Denis Baupin avance l’idée que « l’homo ecologicus » est un politique mieux équipé que les autres dans cette époque si particulière, parce qu’il est mu par une conviction à large champ philosophique, géographique et temporel (la vie sur l’ensemble de la planète et pour les générations futures), et par la nécessité impérieuse d’agir : le temps qui passe sans rien faire aggrave la crise. Vision et pragmatisme, donc : voilà quelle serait la valeur ajoutée des écologistes en politique.

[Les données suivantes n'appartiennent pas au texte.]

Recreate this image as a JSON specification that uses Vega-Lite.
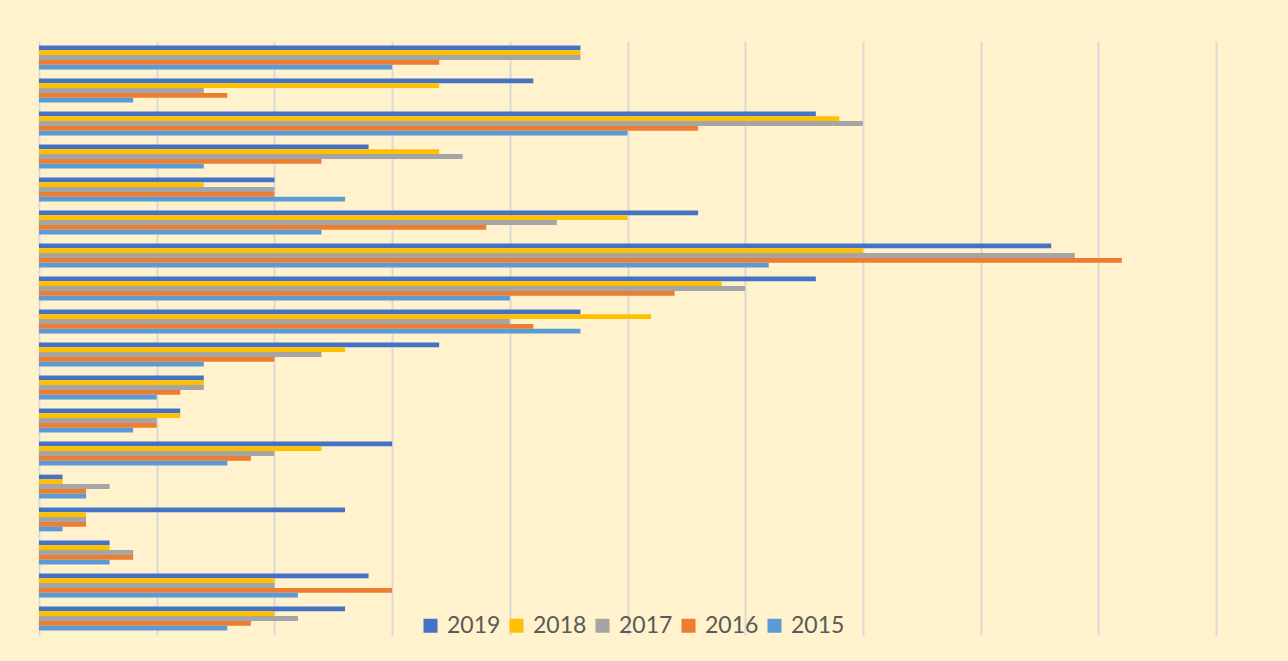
{
  "$schema": "https://vega.github.io/schema/vega-lite/v6.json",
  "width": 1177,
  "height": 594,
  "autosize": {"type": "none"},
  "padding": {"left": 39, "top": 41, "right": 72, "bottom": 26},
  "background": "#FFF2CC",
  "config": {"view": {"stroke": null}},
  "data": {"values": [
    {"c": "C01", "year": "2019", "v": 23}, {"c": "C01", "year": "2018", "v": 23}, {"c": "C01", "year": "2017", "v": 23}, {"c": "C01", "year": "2016", "v": 17}, {"c": "C01", "year": "2015", "v": 15},
    {"c": "C02", "year": "2019", "v": 21}, {"c": "C02", "year": "2018", "v": 17}, {"c": "C02", "year": "2017", "v": 7}, {"c": "C02", "year": "2016", "v": 8}, {"c": "C02", "year": "2015", "v": 4},
    {"c": "C03", "year": "2019", "v": 33}, {"c": "C03", "year": "2018", "v": 34}, {"c": "C03", "year": "2017", "v": 35}, {"c": "C03", "year": "2016", "v": 28}, {"c": "C03", "year": "2015", "v": 25},
    {"c": "C04", "year": "2019", "v": 14}, {"c": "C04", "year": "2018", "v": 17}, {"c": "C04", "year": "2017", "v": 18}, {"c": "C04", "year": "2016", "v": 12}, {"c": "C04", "year": "2015", "v": 7},
    {"c": "C05", "year": "2019", "v": 10}, {"c": "C05", "year": "2018", "v": 7}, {"c": "C05", "year": "2017", "v": 10}, {"c": "C05", "year": "2016", "v": 10}, {"c": "C05", "year": "2015", "v": 13},
    {"c": "C06", "year": "2019", "v": 28}, {"c": "C06", "year": "2018", "v": 25}, {"c": "C06", "year": "2017", "v": 22}, {"c": "C06", "year": "2016", "v": 19}, {"c": "C06", "year": "2015", "v": 12},
    {"c": "C07", "year": "2019", "v": 43}, {"c": "C07", "year": "2018", "v": 35}, {"c": "C07", "year": "2017", "v": 44}, {"c": "C07", "year": "2016", "v": 46}, {"c": "C07", "year": "2015", "v": 31},
    {"c": "C08", "year": "2019", "v": 33}, {"c": "C08", "year": "2018", "v": 29}, {"c": "C08", "year": "2017", "v": 30}, {"c": "C08", "year": "2016", "v": 27}, {"c": "C08", "year": "2015", "v": 20},
    {"c": "C09", "year": "2019", "v": 23}, {"c": "C09", "year": "2018", "v": 26}, {"c": "C09", "year": "2017", "v": 20}, {"c": "C09", "year": "2016", "v": 21}, {"c": "C09", "year": "2015", "v": 23},
    {"c": "C10", "year": "2019", "v": 17}, {"c": "C10", "year": "2018", "v": 13}, {"c": "C10", "year": "2017", "v": 12}, {"c": "C10", "year": "2016", "v": 10}, {"c": "C10", "year": "2015", "v": 7},
    {"c": "C11", "year": "2019", "v": 7}, {"c": "C11", "year": "2018", "v": 7}, {"c": "C11", "year": "2017", "v": 7}, {"c": "C11", "year": "2016", "v": 6}, {"c": "C11", "year": "2015", "v": 5},
    {"c": "C12", "year": "2019", "v": 6}, {"c": "C12", "year": "2018", "v": 6}, {"c": "C12", "year": "2017", "v": 5}, {"c": "C12", "year": "2016", "v": 5}, {"c": "C12", "year": "2015", "v": 4},
    {"c": "C13", "year": "2019", "v": 15}, {"c": "C13", "year": "2018", "v": 12}, {"c": "C13", "year": "2017", "v": 10}, {"c": "C13", "year": "2016", "v": 9}, {"c": "C13", "year": "2015", "v": 8},
    {"c": "C14", "year": "2019", "v": 1}, {"c": "C14", "year": "2018", "v": 1}, {"c": "C14", "year": "2017", "v": 3}, {"c": "C14", "year": "2016", "v": 2}, {"c": "C14", "year": "2015", "v": 2},
    {"c": "C15", "year": "2019", "v": 13}, {"c": "C15", "year": "2018", "v": 2}, {"c": "C15", "year": "2017", "v": 2}, {"c": "C15", "year": "2016", "v": 2}, {"c": "C15", "year": "2015", "v": 1},
    {"c": "C16", "year": "2019", "v": 3}, {"c": "C16", "year": "2018", "v": 3}, {"c": "C16", "year": "2017", "v": 4}, {"c": "C16", "year": "2016", "v": 4}, {"c": "C16", "year": "2015", "v": 3},
    {"c": "C17", "year": "2019", "v": 14}, {"c": "C17", "year": "2018", "v": 10}, {"c": "C17", "year": "2017", "v": 10}, {"c": "C17", "year": "2016", "v": 15}, {"c": "C17", "year": "2015", "v": 11},
    {"c": "C18", "year": "2019", "v": 13}, {"c": "C18", "year": "2018", "v": 10}, {"c": "C18", "year": "2017", "v": 11}, {"c": "C18", "year": "2016", "v": 9}, {"c": "C18", "year": "2015", "v": 8}
  ]},
  "mark": {"type": "bar"},
  "encoding": {
    "y": {
      "field": "c", "type": "nominal", "sort": null,
      "scale": {"paddingInner": 0.28, "paddingOuter": 0.14},
      "axis": null
    },
    "yOffset": {
      "field": "year", "type": "nominal",
      "scale": {"domain": ["2019", "2018", "2017", "2016", "2015"], "paddingInner": 0, "paddingOuter": 0}
    },
    "x": {
      "field": "v", "type": "quantitative",
      "scale": {"domain": [0, 50], "nice": false},
      "axis": {
        "values": [0, 5, 10, 15, 20, 25, 30, 35, 40, 45, 50],
        "labels": false, "ticks": false, "domain": false, "title": null,
        "grid": true, "gridColor": "#D9D9D9", "gridWidth": 2
      }
    },
    "color": {
      "field": "year", "type": "nominal",
      "scale": {"domain": ["2019", "2018", "2017", "2016", "2015"], "range": ["#4472C4", "#FFC000", "#A5A5A5", "#ED7D31", "#5B9BD5"]},
      "legend": {
        "orient": "none", "direction": "horizontal", "legendX": 380, "legendY": 573,
        "title": null, "symbolType": "square", "symbolSize": 196, "symbolStrokeWidth": 0,
        "labelFont": "Lato", "labelFontSize": 23, "labelColor": "#595959",
        "labelOffset": 5, "columnPadding": 4, "padding": 0
      }
    }
  }
}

Valorisant discrètement son bilan et postulant à une circonscription législative gagnable en 2012, Denis Baupin déroule ses convictions en forme de programme : mutation industrielle et énergétique, révolution vers une économie durable, promotion d’un humanisme dépouillé de la surconsommation, vision planétaire de la solidarité et de la justice, stratégie de transition pour la société… Il y faudra du « courage »… et des discours moins anxiogènes, reconnaît l’auteur, car ceux-ci sont en partie responsables d’une séduction limitée de l’écologie politique sur l’électorat.
Wilfrid Séjeau et son complice Erwan Lecœur ne le contrediraient pas, eux qui se sont essayés à une pédagogie accessible en prenant au mot la politologie de comptoir qui accable les écolos « dans les dîners du samedi soir [^5] » : « L’écologie, ça ne devrait pas être de la politique » ; « En fait, vous êtes de gauche… » ; « Vous n’avez pas de programme économique et social, vous n’êtes pas crédibles » ; « Ça ne sert à rien de voter pour vous, vous ne serez jamais au pouvoir » … Les réponses sont détendues, voire défoulées, mais tout à fait solides. Ça tient dans la poche, pour réviser en cuisine avant l’apothéose lâchée au dessert par la tête à claques de service : « De toute façon, tout ça c’est de la connerie ! »
[^2]: Des écologistes en politique, Lignes de repère, 225 p., 18 euros.
[^3]: (2) Notamment Qu’est-ce que l’écologie politique ?, La Découverte, 1999.
[^4]: La planète brûle, où sont les politiques ?, Hoëbeke, 300 p., 19,50 euros.
[^5]: Petit Bréviaire écolo, Les Petits matins, 160 p., 6 euros.